* Dataset section:
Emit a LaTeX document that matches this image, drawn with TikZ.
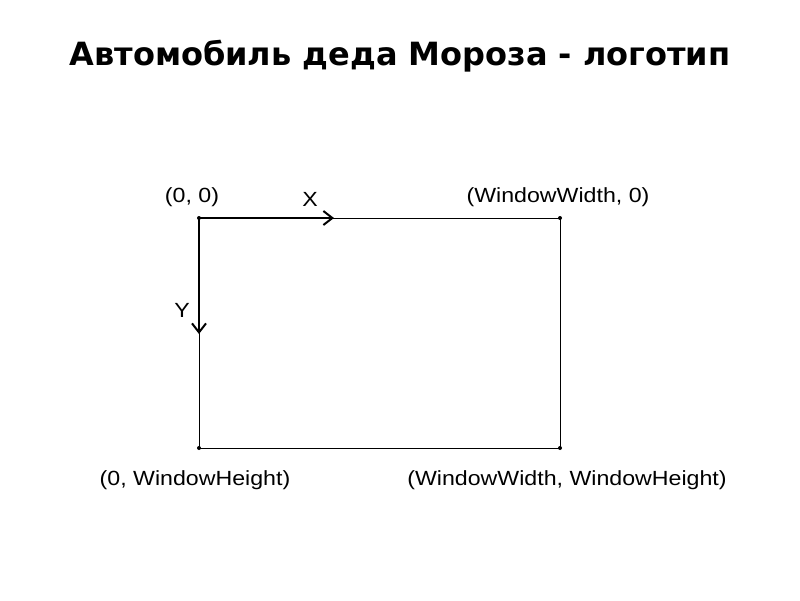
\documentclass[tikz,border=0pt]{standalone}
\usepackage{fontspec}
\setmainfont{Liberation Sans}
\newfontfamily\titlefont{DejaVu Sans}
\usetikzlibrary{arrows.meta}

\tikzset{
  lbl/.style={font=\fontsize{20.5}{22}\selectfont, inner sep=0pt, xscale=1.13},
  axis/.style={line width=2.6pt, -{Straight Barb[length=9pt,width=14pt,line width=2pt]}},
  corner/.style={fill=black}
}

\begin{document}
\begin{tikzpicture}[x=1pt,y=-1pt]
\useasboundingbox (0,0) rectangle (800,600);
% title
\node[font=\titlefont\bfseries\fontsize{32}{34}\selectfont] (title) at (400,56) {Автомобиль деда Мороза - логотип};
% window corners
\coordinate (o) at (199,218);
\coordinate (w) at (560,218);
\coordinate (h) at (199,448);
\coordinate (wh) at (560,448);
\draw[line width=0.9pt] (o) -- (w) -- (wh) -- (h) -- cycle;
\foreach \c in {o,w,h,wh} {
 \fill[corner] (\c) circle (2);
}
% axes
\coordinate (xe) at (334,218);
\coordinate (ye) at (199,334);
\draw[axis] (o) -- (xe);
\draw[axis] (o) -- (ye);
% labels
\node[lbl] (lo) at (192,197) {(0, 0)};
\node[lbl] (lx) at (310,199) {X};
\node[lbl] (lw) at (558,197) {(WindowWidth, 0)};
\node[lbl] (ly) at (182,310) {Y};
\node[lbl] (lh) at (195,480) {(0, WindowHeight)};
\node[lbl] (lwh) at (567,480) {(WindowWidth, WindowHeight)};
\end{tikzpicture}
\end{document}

* The exercise: Produce an exact copy of each line of data, skipping embedded images.

* Answer below:
Emit a LaTeX document that matches this image, drawn with TikZ.
\documentclass[tikz,border=0pt]{standalone}
\usepackage{fontspec}
\setmainfont{Liberation Sans}
\newfontfamily\titlefont{DejaVu Sans}
\usetikzlibrary{arrows.meta}

\tikzset{
  lbl/.style={font=\fontsize{20.5}{22}\selectfont, inner sep=0pt, xscale=1.13},
  axis/.style={line width=2.6pt, -{Straight Barb[length=9pt,width=14pt,line width=2pt]}},
  corner/.style={fill=black}
}

\begin{document}
\begin{tikzpicture}[x=1pt,y=-1pt]
\useasboundingbox (0,0) rectangle (800,600);
% title
\node[font=\titlefont\bfseries\fontsize{32}{34}\selectfont] (title) at (400,56) {Автомобиль деда Мороза - логотип};
% window corners
\coordinate (o) at (199,218);
\coordinate (w) at (560,218);
\coordinate (h) at (199,448);
\coordinate (wh) at (560,448);
\draw[line width=0.9pt] (o) -- (w) -- (wh) -- (h) -- cycle;
\foreach \c in {o,w,h,wh} {
 \fill[corner] (\c) circle (2);
}
% axes
\coordinate (xe) at (334,218);
\coordinate (ye) at (199,334);
\draw[axis] (o) -- (xe);
\draw[axis] (o) -- (ye);
% labels
\node[lbl] (lo) at (192,197) {(0, 0)};
\node[lbl] (lx) at (310,199) {X};
\node[lbl] (lw) at (558,197) {(WindowWidth, 0)};
\node[lbl] (ly) at (182,310) {Y};
\node[lbl] (lh) at (195,480) {(0, WindowHeight)};
\node[lbl] (lwh) at (567,480) {(WindowWidth, WindowHeight)};
\end{tikzpicture}
\end{document}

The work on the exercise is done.